I mean you can't fix stupid, well....that might


----------



## jmshar (Jul 9, 2011)

Wow!!!.. I think I have seen it all now... Thanks for posting that.


----------



## 9Left (Jun 23, 2012)

Stupid is as stupid does


----------



## icebucketjohn (Dec 22, 2005)

...And his buddy is laughing when the guy falls thru. 

*Yep. STUPID for both*


----------



## Spike Dog (Mar 13, 2015)

The guy doesnt need an auger, he has a SLEDGEHAMMER!!!


----------



## REY298 (Apr 3, 2014)

BIGEYURK25 said:


> I mean you can't fix stupid, well....that might


True!!!! Can't fix insane either!

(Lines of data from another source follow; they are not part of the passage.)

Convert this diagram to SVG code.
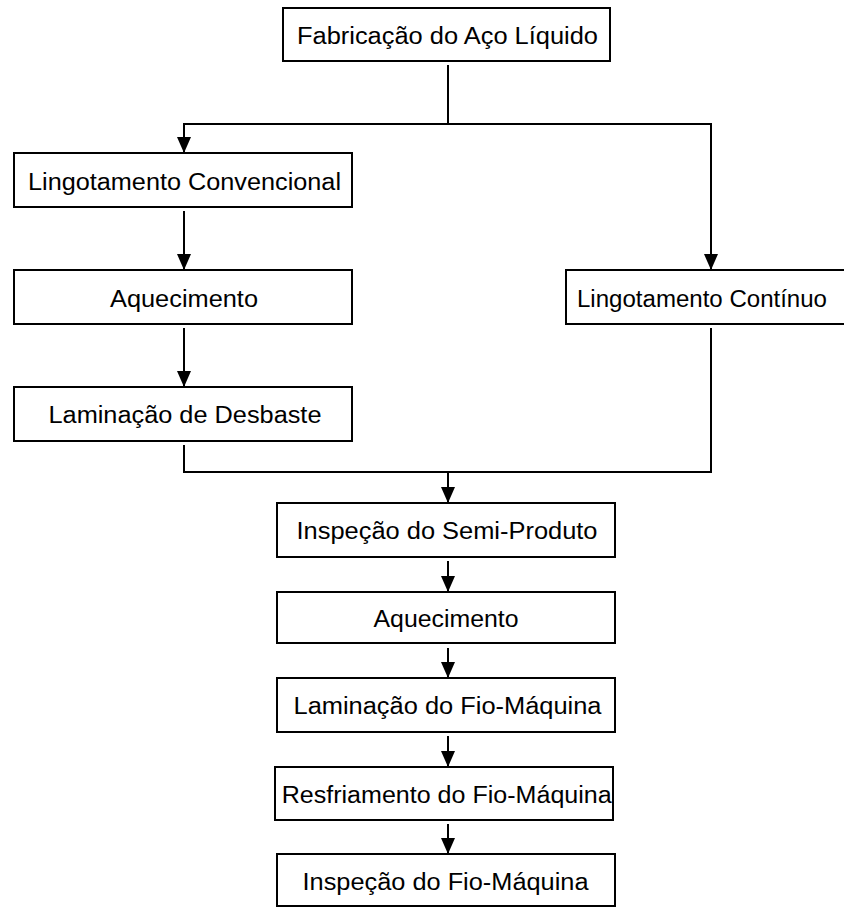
<svg xmlns="http://www.w3.org/2000/svg" width="844" height="907" viewBox="0 0 844 907">
<style>
.box{fill:#fff;stroke:#000;stroke-width:2}
.lbl{font-family:"Liberation Sans",Arial,sans-serif;font-size:23px;fill:#000;text-anchor:middle}
.ln{fill:none;stroke:#000;stroke-width:2}
.ar{fill:none;stroke:#000;stroke-width:2;marker-end:url(#ah)}
</style>
<defs>
<marker id="ah" markerUnits="userSpaceOnUse" markerWidth="16" markerHeight="16" viewBox="0 0 16 14" refX="16" refY="7" orient="auto">
<path d="M0,0 L16,7 L0,14 Z" fill="#000"/>
</marker>
</defs>
<rect width="844" height="907" fill="#fff"/>
<g id="connectors">
<line class="ln" x1="448" y1="65" x2="448" y2="124"/>
<line class="ln" x1="183" y1="124" x2="712" y2="124"/>
<line class="ar" x1="184" y1="124" x2="184" y2="153"/>
<line class="ar" x1="711" y1="124" x2="711" y2="270"/>
<line class="ar" x1="184" y1="211" x2="184" y2="270"/>
<line class="ar" x1="184" y1="328" x2="184" y2="387"/>
<polyline class="ln" points="184,445 184,472 711,472 711,328"/>
<line class="ar" x1="448" y1="472" x2="448" y2="503"/>
<line class="ar" x1="448" y1="561" x2="448" y2="592"/>
<line class="ar" x1="448" y1="648" x2="448" y2="678"/>
<line class="ar" x1="448" y1="736" x2="448" y2="767"/>
<line class="ar" x1="448" y1="824" x2="448" y2="854"/>
</g>
<g id="n1"><rect class="box" x="283" y="8" width="327" height="53"/><text class="lbl" x="447.5" y="43.5" textLength="301" lengthAdjust="spacingAndGlyphs">Fabricação do Aço Líquido</text></g>
<g id="n2"><rect class="box" x="14" y="153" width="338" height="54"/><text class="lbl" x="184.5" y="190" textLength="313" lengthAdjust="spacingAndGlyphs">Lingotamento Convencional</text></g>
<g id="n3"><rect class="box" x="14" y="270" width="338" height="54"/><text class="lbl" x="184" y="306.5" textLength="148" lengthAdjust="spacingAndGlyphs">Aquecimento</text></g>
<g id="n4"><rect class="box" x="14" y="387" width="338" height="54"/><text class="lbl" x="185" y="422.7" textLength="273" lengthAdjust="spacingAndGlyphs">Laminação de Desbaste</text></g>
<g id="n5"><rect class="box" x="566" y="270" width="290" height="54"/><text class="lbl" x="702" y="306.5" textLength="250" lengthAdjust="spacingAndGlyphs">Lingotamento Contínuo</text></g>
<g id="n6"><rect class="box" x="277" y="503" width="338" height="54"/><text class="lbl" x="447" y="539.3" textLength="301" lengthAdjust="spacingAndGlyphs">Inspeção do Semi-Produto</text></g>
<g id="n7"><rect class="box" x="277" y="592" width="338" height="51"/><text class="lbl" x="446" y="627.3" textLength="145" lengthAdjust="spacingAndGlyphs">Aquecimento</text></g>
<g id="n8"><rect class="box" x="277" y="678" width="338" height="54"/><text class="lbl" x="447.5" y="714.3" textLength="308" lengthAdjust="spacingAndGlyphs">Laminação do Fio-Máquina</text></g>
<g id="n9"><rect class="box" x="275" y="767" width="338" height="53"/><text class="lbl" x="446.7" y="803.3" textLength="330" lengthAdjust="spacingAndGlyphs">Resfriamento do Fio-Máquina</text></g>
<g id="n10"><rect class="box" x="277" y="854" width="338" height="52"/><text class="lbl" x="445.5" y="890" textLength="286" lengthAdjust="spacingAndGlyphs">Inspeção do Fio-Máquina</text></g>
</svg>
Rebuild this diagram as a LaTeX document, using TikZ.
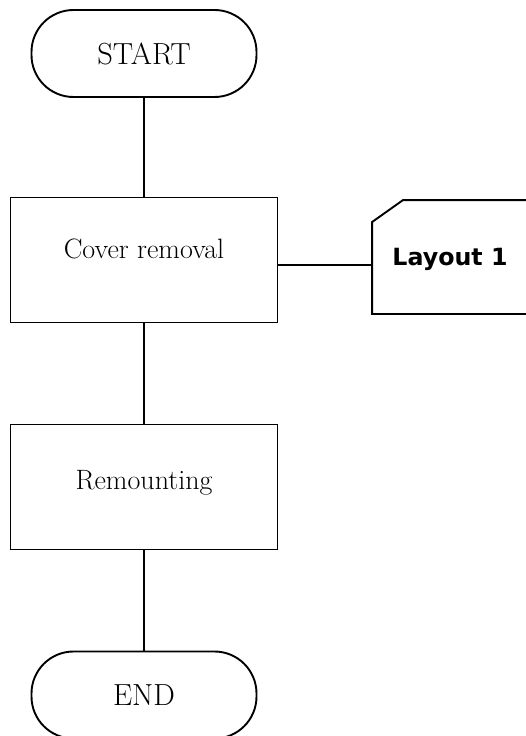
\documentclass[tikz,border=0pt]{standalone}
\usepackage{fontspec}
\usepackage{tikz}
\newfontfamily\layoutfont{DejaVu Sans}

\begin{document}
\begin{tikzpicture}[x=1pt,y=-1pt,line width=1.9pt]
\tikzstyle{every node}=[inner sep=0pt]
\tikzstyle{term}=[draw,rounded corners=42pt,minimum width=225pt,minimum height=87pt,font=\fontsize{30.5}{36}\selectfont]
\tikzstyle{stepbox}=[draw,minimum width=267pt,minimum height=125pt]
\tikzstyle{boxtext}=[anchor=base,font=\fontsize{28}{33}\selectfont]
\useasboundingbox (0,0) rectangle (526,736);
\node[term] (start) at (144,53.5) {START};
\node[stepbox] (cover) at (144,260) {};
\node[boxtext] (covertxt) at (144,258) {Cover removal};
\node[stepbox] (remount) at (144,487) {};
\node[boxtext] (remounttxt) at (144,489) {Remounting};
\node[term] (end) at (144,695) {END};
\node[minimum width=165pt,minimum height=112pt] (layout) at (455.5,257) {};
\node[anchor=base,font=\layoutfont\bfseries\fontsize{23.7}{28}\selectfont] (layouttxt) at (450,265) {Layout 1};
\draw ([yshift=-22pt]layout.north west) -- ([xshift=31pt]layout.north west) -- (layout.north east) -- (layout.south east) -- (layout.south west) -- cycle;
\coordinate (tap) at (0,265);
\path (start) edge (cover) (cover) edge (remount) (remount) edge (end);
\draw (cover.east |- tap) -- (layout.west |- tap);
\end{tikzpicture}
\end{document}
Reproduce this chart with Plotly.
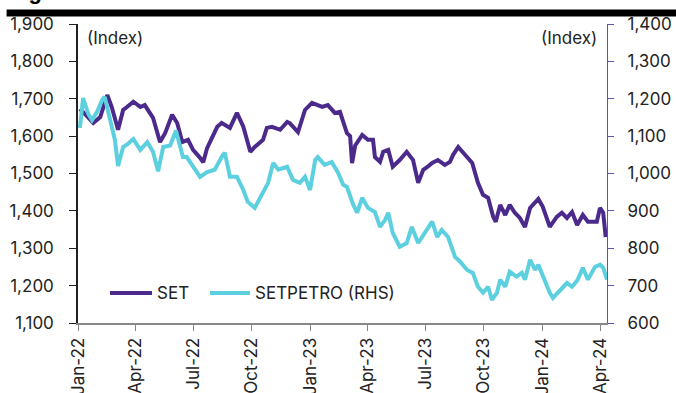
import datetime as dt
import plotly.graph_objects as go

START = dt.date(2022, 1, 1)

# SET index (LHS) - day offsets from 1 Jan 2022 and index level
set_days = [3, 8, 16, 24, 35, 46, 53, 63, 71, 77,
            87, 98, 105, 118, 129, 137, 148, 156, 164, 173,
            181, 192, 197, 203, 211, 219, 226, 239, 250, 260,
            271, 278, 291, 297, 305, 318, 329, 333, 346, 357,
            368, 384, 393, 404, 412, 418, 423, 428, 431, 436,
            447, 456, 464, 467, 475, 480, 488, 495, 506, 517,
            527, 535, 543, 550, 557, 566, 577, 585, 590, 598,
            606, 612, 620, 629, 637, 645, 653, 657, 664, 672,
            679, 687, 695, 703, 711, 724, 731, 742, 753, 761,
            769, 777, 785, 794, 802, 816, 821, 826, 830]
set_vals = [1673, 1665, 1650, 1635, 1651, 1710, 1678, 1617, 1670, 1678,
            1692, 1678, 1683, 1649, 1584, 1608, 1657, 1635, 1584, 1590,
            1563, 1542, 1530, 1568, 1598, 1625, 1635, 1622, 1662, 1625,
            1558, 1571, 1590, 1622, 1625, 1617, 1638, 1635, 1611, 1670,
            1689, 1678, 1683, 1662, 1665, 1635, 1608, 1600, 1528, 1575,
            1603, 1590, 1590, 1544, 1531, 1558, 1563, 1518, 1536, 1558,
            1536, 1475, 1510, 1518, 1528, 1536, 1523, 1531, 1550, 1571,
            1555, 1544, 1528, 1475, 1443, 1435, 1384, 1371, 1416, 1389,
            1416, 1395, 1381, 1357, 1408, 1432, 1411, 1357, 1384, 1395,
            1381, 1397, 1362, 1389, 1371, 1371, 1408, 1395, 1330]

# SETPETRO index (RHS)
petro_days = [3, 5, 8, 16, 22, 30, 38, 42, 50, 58,
              63, 71, 79, 87, 98, 109, 118, 126, 134, 145,
              154, 160, 165, 171, 181, 187, 192, 203, 215, 228,
              231, 239, 250, 260, 267, 278, 289, 299, 307, 315,
              329, 338, 349, 357, 365, 373, 377, 388, 399, 409,
              417, 423, 433, 439, 447, 456, 467, 475, 483, 488,
              495, 506, 517, 525, 535, 546, 557, 565, 572, 582,
              593, 601, 612, 621, 629, 637, 645, 651, 659, 664,
              672, 679, 690, 698, 703, 711, 719, 724, 731, 742,
              747, 758, 769, 777, 786, 794, 802, 813, 821, 826,
              832]
petro_vals = [1122, 1160, 1202, 1160, 1143, 1165, 1197, 1205, 1151, 1090,
              1020, 1071, 1080, 1092, 1063, 1084, 1058, 1006, 1071, 1075,
              1115, 1080, 1044, 1044, 1018, 1004, 991, 1004, 1010, 1050,
              1055, 991, 991, 956, 924, 908, 943, 975, 1028, 1010,
              1018, 983, 975, 991, 956, 1036, 1044, 1023, 1031, 1002,
              970, 964, 916, 895, 935, 908, 897, 857, 876, 895,
              841, 804, 814, 857, 814, 841, 871, 830, 849, 830,
              777, 764, 742, 734, 697, 681, 697, 662, 681, 716,
              697, 737, 724, 734, 716, 769, 742, 756, 724, 681,
              667, 689, 707, 697, 716, 748, 716, 750, 756, 748,
              716]

PURPLE = '#4b2a8c'
CYAN = '#5dd0e0'
FONT = 'Inter, Roboto, Arial, sans-serif'
FS = 17

set_dates = [START + dt.timedelta(days=d) for d in set_days]
petro_dates = [START + dt.timedelta(days=d) for d in petro_days]

fig = go.Figure()
fig.add_trace(go.Scatter(x=set_dates, y=set_vals, name='SET', mode='lines',
                         line=dict(color=PURPLE, width=4)))
fig.add_trace(go.Scatter(x=petro_dates, y=petro_vals, name='SETPETRO (RHS)', mode='lines',
                         line=dict(color=CYAN, width=4), yaxis='y2'))

fig.update_layout(
    width=676, height=393,
    margin=dict(l=78, r=69, t=24, b=70),
    plot_bgcolor='white', paper_bgcolor='white',
    font=dict(family=FONT, size=FS, color='#222'),
    showlegend=False,
    xaxis=dict(range=[START, START + dt.timedelta(days=832)],
               dtick='M3', tick0='2022-01-01', tickformat='%b-%y', tickangle=-90,
               ticks='outside', ticklen=6, tickcolor='#888',
               showline=True, linecolor='#888', linewidth=2,
               showgrid=False, zeroline=False, tickfont=dict(size=FS), automargin=False),
    yaxis=dict(range=[1100, 1900], dtick=100, tickformat=',',
               ticks='outside', ticklen=7, tickcolor='#222', ticklabelstandoff=12,
               showline=True, linecolor='#222', linewidth=1.5,
               showgrid=False, zeroline=False, tickfont=dict(size=FS), automargin=False),
    yaxis2=dict(range=[600, 1400], dtick=100, tickformat=',', overlaying='y', side='right',
                ticks='outside', ticklen=6, tickcolor='#6a4fb0', ticklabelstandoff=10,
                showline=True, linecolor='#6a4fb0', linewidth=1.2,
                showgrid=False, zeroline=False, tickfont=dict(size=FS), automargin=False),
)

# legend drawn by hand so the line keys are as long as in the original
legend_y = 0.1
for name, color, x0, x1 in [('SET', PURPLE, 0.0605, 0.1399),
                            ('SETPETRO (RHS)', CYAN, 0.2495, 0.3251)]:
    fig.add_shape(type='line', xref='paper', yref='paper', x0=x0, x1=x1, y0=legend_y, y1=legend_y,
                  line=dict(color=color, width=4))
    fig.add_annotation(text=name, xref='paper', yref='paper', x=x1 + 0.005, y=legend_y,
                       xanchor='left', yanchor='middle', showarrow=False,
                       font=dict(size=FS, color='#222'))

# (Index) labels
fig.add_annotation(text='(Index)', xref='paper', yref='paper', x=0.013, y=0.953,
                   xanchor='left', yanchor='middle', showarrow=False, font=dict(size=FS, color='#222'))
fig.add_annotation(text='(Index)', xref='paper', yref='paper', x=0.985, y=0.953,
                   xanchor='right', yanchor='middle', showarrow=False, font=dict(size=FS, color='#222'))

# cropped figure title and rule above the chart
fig.add_annotation(text='<b>Figure 16: SET vs SETPETRO</b>', xref='paper', yref='paper',
                   x=-0.135, y=1.061, xanchor='left', yanchor='bottom', showarrow=False,
                   font=dict(size=22, color='black', family='Arial, sans-serif'))
fig.add_shape(type='rect', xref='paper', yref='paper', x0=-0.135, x1=1.2, y0=1.025, y1=1.0485,
              fillcolor='black', line=dict(width=0))

fig.write_html("out.html", config={'displayModeBar': False},
               post_script="document.body.style.margin='0';")
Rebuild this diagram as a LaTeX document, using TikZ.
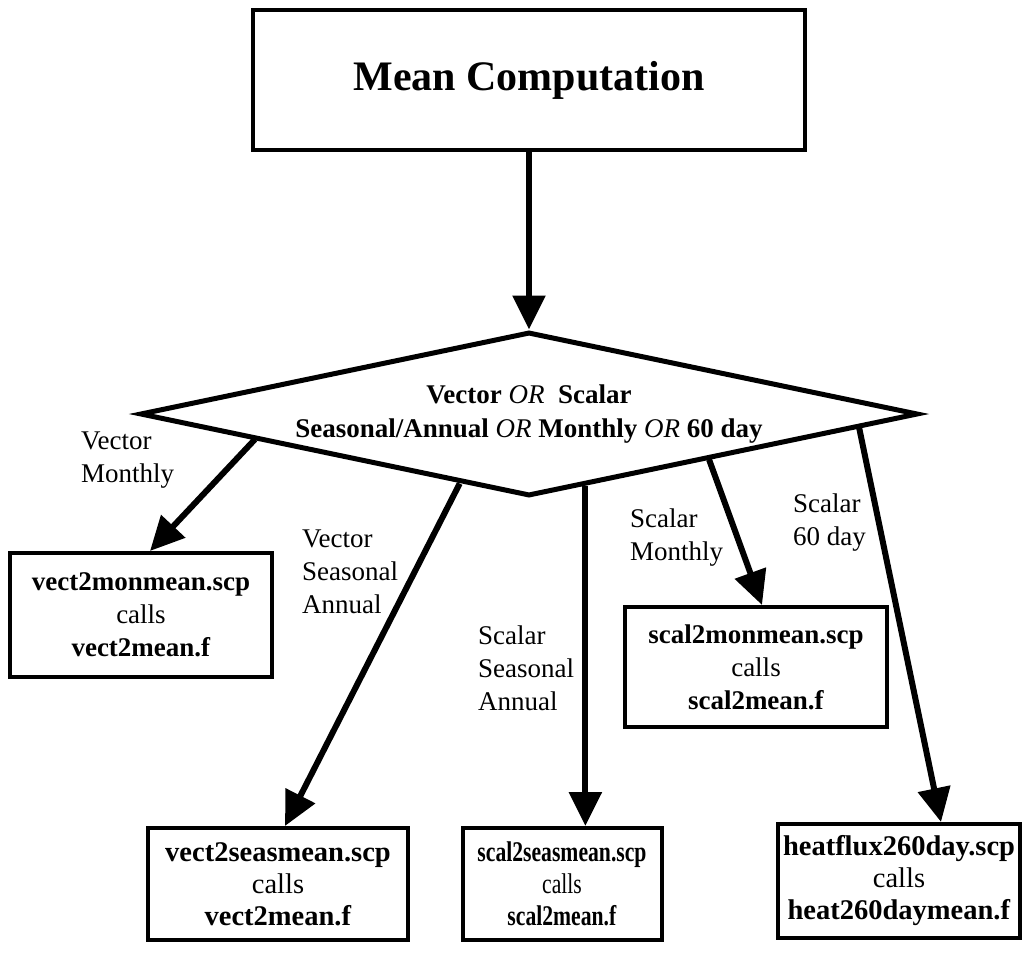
\documentclass[tikz,border=0pt]{standalone}
\usepackage{fontspec}
\setmainfont{Liberation Serif}
\newfontfamily\condserif[FakeStretch=0.76]{Liberation Serif}
\usetikzlibrary{arrows.meta,shapes.geometric,calc}
\begin{document}
\begin{tikzpicture}[x=1pt,y=-1pt]
\useasboundingbox (0,0) rectangle (1026,953);
\tikzset{
  box/.style={draw, line width=4pt, inner sep=0pt, align=center, font=\fontsize{27}{33}\selectfont},
  lowbox/.style={box, font=\fontsize{28.5}{32}\selectfont},
  arr/.style={line width=6pt, -{Triangle[length=34pt,width=32pt]}},
  lbl/.style={align=left, inner sep=0pt, anchor=west, font=\fontsize{27}{33}\selectfont},
}
% top box
\node[box, minimum width=552pt, minimum height=140pt, font=\fontsize{42}{50}\selectfont\bfseries] (mc) at (529,80) {Mean Computation};
% decision diamond
\node[diamond, draw, line width=5pt, inner xsep=-14pt, inner ysep=0pt, aspect=4.74,
      minimum width=778pt, minimum height=164pt, align=center,
      font=\fontsize{27}{34}\selectfont] (d) at (529,414)
  {\textbf{Vector} \textit{OR}\ \ \textbf{Scalar}\\
   \textbf{Seasonal/Annual} \textit{OR} \textbf{Monthly} \textit{OR} \textbf{60 day}};
% result boxes
\node[box, minimum width=262pt, minimum height=124pt] (vm) at (141,615)
  {\textbf{vect2monmean.scp}\\calls\\\textbf{vect2mean.f}};
\node[box, minimum width=262pt, minimum height=120pt] (sm) at (756,667)
  {\textbf{scal2monmean.scp}\\calls\\\textbf{scal2mean.f}};
\node[lowbox, minimum width=260pt, minimum height=112pt] (vsa) at (278,884)
  {\textbf{vect2seasmean.scp}\\calls\\\textbf{vect2mean.f}};
\node[lowbox, minimum width=199pt, minimum height=112pt, font=\condserif\fontsize{28.5}{32}\selectfont] (ssa) at (562,884)
  {\textbf{scal2seasmean.scp}\\calls\\\textbf{scal2mean.f}};
\node[lowbox, minimum width=242pt, minimum height=114pt] (sd) at (899,881)
  {\textbf{heatflux260day.scp}\\calls\\\textbf{heat260daymean.f}};
% labels
\node[lbl] (lvm) at (81,460) {Vector\\Monthly};
\node[lbl] (lvsa) at (302,572) {Vector\\Seasonal\\Annual};
\node[lbl] (lssa) at (478,668) {Scalar\\Seasonal\\Annual};
\node[lbl] (lsm) at (630,538) {Scalar\\Monthly};
\node[lbl] (lsd) at (793,523) {Scalar\\60 day};
% connectors
\coordinate (p1) at ($(d.west)!0.30!(d.south)$);
\coordinate (p2) at ($(d.west)!0.823!(d.south)$);
\coordinate (p3) at ($(d.south)!0.144!(d.east)$);
\coordinate (p4) at ($(d.south)!0.46!(d.east)$);
\coordinate (p5) at ($(d.south)!0.843!(d.east)$);
\draw[arr] (mc.south) -- (d.north);
\draw[arr] (p1) -- ([xshift=9pt]vm.north);
\draw[arr] (p2) -- ([xshift=7pt]vsa.north);
\draw[arr] (p3) -- (p3 |- ssa.north);
\draw[arr] (p4) -- ([xshift=6pt]sm.north);
\draw[arr] (p5) -- ([xshift=42pt]sd.north);
\end{tikzpicture}
\end{document}
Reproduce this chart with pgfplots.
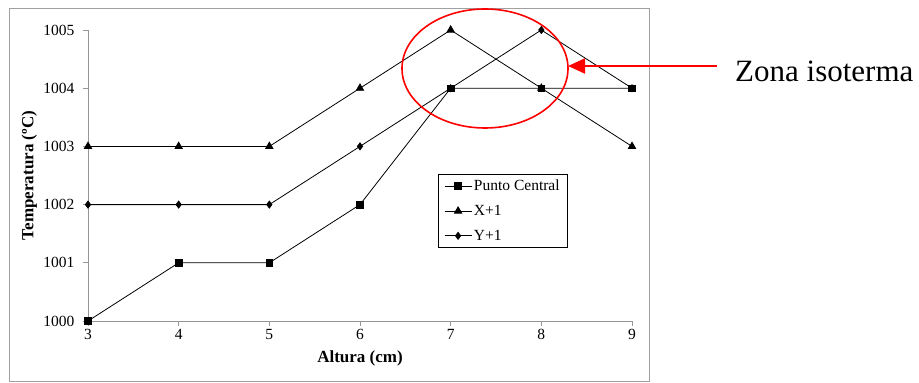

Never ice fish near open water, duh!


----------



## laynhardwood (Dec 27, 2009)

Bill Engvall would have a field day with this one.


----------



## jared015 (Jul 20, 2012)

wow....all I can say....wow


----------



## Lowerider1029 (Jul 8, 2014)

I wonder if he went back out there and got his pole ?


----------



## DHower08 (Nov 20, 2015)

The guys are on probably 1 or 2 inches of ice fishing 15 feet from completely open water. Natural selection at its finest


----------